▶ _OBJECTIVE_: Exclude the pictures, then repeat the remaining data exactly.

▶ _DATA SHOWN_:
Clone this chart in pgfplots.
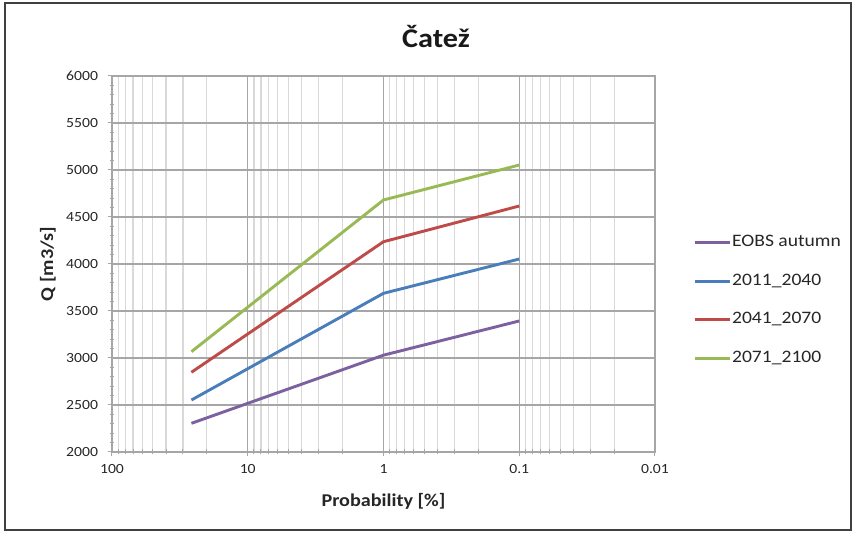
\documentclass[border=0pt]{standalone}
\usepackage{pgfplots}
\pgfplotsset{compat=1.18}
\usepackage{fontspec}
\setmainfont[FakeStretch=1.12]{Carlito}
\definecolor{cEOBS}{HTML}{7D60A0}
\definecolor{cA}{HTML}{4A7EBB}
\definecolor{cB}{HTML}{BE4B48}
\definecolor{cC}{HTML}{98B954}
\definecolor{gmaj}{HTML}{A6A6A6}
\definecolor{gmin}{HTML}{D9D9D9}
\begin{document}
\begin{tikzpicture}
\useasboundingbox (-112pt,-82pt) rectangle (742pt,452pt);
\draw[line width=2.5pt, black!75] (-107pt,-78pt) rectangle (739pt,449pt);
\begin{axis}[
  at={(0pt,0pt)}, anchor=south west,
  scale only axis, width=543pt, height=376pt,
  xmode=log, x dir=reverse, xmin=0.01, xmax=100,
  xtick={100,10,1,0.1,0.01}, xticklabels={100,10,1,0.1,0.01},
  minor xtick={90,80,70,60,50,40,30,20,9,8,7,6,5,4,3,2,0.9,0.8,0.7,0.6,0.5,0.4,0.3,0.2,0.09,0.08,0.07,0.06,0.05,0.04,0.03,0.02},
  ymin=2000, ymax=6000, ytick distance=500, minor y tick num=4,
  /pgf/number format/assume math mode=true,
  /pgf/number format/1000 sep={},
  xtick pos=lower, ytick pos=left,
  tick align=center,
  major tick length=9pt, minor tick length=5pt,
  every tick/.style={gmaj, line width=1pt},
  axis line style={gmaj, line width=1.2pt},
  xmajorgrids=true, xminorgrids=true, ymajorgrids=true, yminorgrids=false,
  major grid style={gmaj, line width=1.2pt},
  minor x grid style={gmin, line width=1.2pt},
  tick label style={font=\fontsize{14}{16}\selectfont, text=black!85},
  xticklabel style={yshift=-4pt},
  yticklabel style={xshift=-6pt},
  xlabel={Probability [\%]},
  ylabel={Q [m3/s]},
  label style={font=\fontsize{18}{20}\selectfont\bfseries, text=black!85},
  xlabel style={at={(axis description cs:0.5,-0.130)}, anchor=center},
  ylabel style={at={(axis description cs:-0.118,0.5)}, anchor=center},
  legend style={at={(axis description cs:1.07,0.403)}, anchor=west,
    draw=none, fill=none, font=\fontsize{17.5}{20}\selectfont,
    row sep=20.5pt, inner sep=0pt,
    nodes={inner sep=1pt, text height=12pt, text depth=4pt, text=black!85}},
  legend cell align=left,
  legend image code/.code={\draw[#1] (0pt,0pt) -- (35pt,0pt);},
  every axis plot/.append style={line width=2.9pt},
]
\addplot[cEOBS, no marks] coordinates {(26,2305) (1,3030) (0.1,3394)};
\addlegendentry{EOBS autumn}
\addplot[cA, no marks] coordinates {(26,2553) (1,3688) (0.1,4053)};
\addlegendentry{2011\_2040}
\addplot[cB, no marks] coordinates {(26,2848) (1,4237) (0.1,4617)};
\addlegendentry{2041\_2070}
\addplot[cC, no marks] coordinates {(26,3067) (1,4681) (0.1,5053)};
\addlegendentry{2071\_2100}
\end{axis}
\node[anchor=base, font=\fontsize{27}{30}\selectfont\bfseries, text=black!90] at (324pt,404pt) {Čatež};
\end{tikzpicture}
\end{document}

▶ _OUTPUT OF THE EXERCISE_:
Clone this chart in pgfplots.
\documentclass[border=0pt]{standalone}
\usepackage{pgfplots}
\pgfplotsset{compat=1.18}
\usepackage{fontspec}
\setmainfont[FakeStretch=1.12]{Carlito}
\definecolor{cEOBS}{HTML}{7D60A0}
\definecolor{cA}{HTML}{4A7EBB}
\definecolor{cB}{HTML}{BE4B48}
\definecolor{cC}{HTML}{98B954}
\definecolor{gmaj}{HTML}{A6A6A6}
\definecolor{gmin}{HTML}{D9D9D9}
\begin{document}
\begin{tikzpicture}
\useasboundingbox (-112pt,-82pt) rectangle (742pt,452pt);
\draw[line width=2.5pt, black!75] (-107pt,-78pt) rectangle (739pt,449pt);
\begin{axis}[
  at={(0pt,0pt)}, anchor=south west,
  scale only axis, width=543pt, height=376pt,
  xmode=log, x dir=reverse, xmin=0.01, xmax=100,
  xtick={100,10,1,0.1,0.01}, xticklabels={100,10,1,0.1,0.01},
  minor xtick={90,80,70,60,50,40,30,20,9,8,7,6,5,4,3,2,0.9,0.8,0.7,0.6,0.5,0.4,0.3,0.2,0.09,0.08,0.07,0.06,0.05,0.04,0.03,0.02},
  ymin=2000, ymax=6000, ytick distance=500, minor y tick num=4,
  /pgf/number format/assume math mode=true,
  /pgf/number format/1000 sep={},
  xtick pos=lower, ytick pos=left,
  tick align=center,
  major tick length=9pt, minor tick length=5pt,
  every tick/.style={gmaj, line width=1pt},
  axis line style={gmaj, line width=1.2pt},
  xmajorgrids=true, xminorgrids=true, ymajorgrids=true, yminorgrids=false,
  major grid style={gmaj, line width=1.2pt},
  minor x grid style={gmin, line width=1.2pt},
  tick label style={font=\fontsize{14}{16}\selectfont, text=black!85},
  xticklabel style={yshift=-4pt},
  yticklabel style={xshift=-6pt},
  xlabel={Probability [\%]},
  ylabel={Q [m3/s]},
  label style={font=\fontsize{18}{20}\selectfont\bfseries, text=black!85},
  xlabel style={at={(axis description cs:0.5,-0.130)}, anchor=center},
  ylabel style={at={(axis description cs:-0.118,0.5)}, anchor=center},
  legend style={at={(axis description cs:1.07,0.403)}, anchor=west,
    draw=none, fill=none, font=\fontsize{17.5}{20}\selectfont,
    row sep=20.5pt, inner sep=0pt,
    nodes={inner sep=1pt, text height=12pt, text depth=4pt, text=black!85}},
  legend cell align=left,
  legend image code/.code={\draw[#1] (0pt,0pt) -- (35pt,0pt);},
  every axis plot/.append style={line width=2.9pt},
]
\addplot[cEOBS, no marks] coordinates {(26,2305) (1,3030) (0.1,3394)};
\addlegendentry{EOBS autumn}
\addplot[cA, no marks] coordinates {(26,2553) (1,3688) (0.1,4053)};
\addlegendentry{2011\_2040}
\addplot[cB, no marks] coordinates {(26,2848) (1,4237) (0.1,4617)};
\addlegendentry{2041\_2070}
\addplot[cC, no marks] coordinates {(26,3067) (1,4681) (0.1,5053)};
\addlegendentry{2071\_2100}
\end{axis}
\node[anchor=base, font=\fontsize{27}{30}\selectfont\bfseries, text=black!90] at (324pt,404pt) {Čatež};
\end{tikzpicture}
\end{document}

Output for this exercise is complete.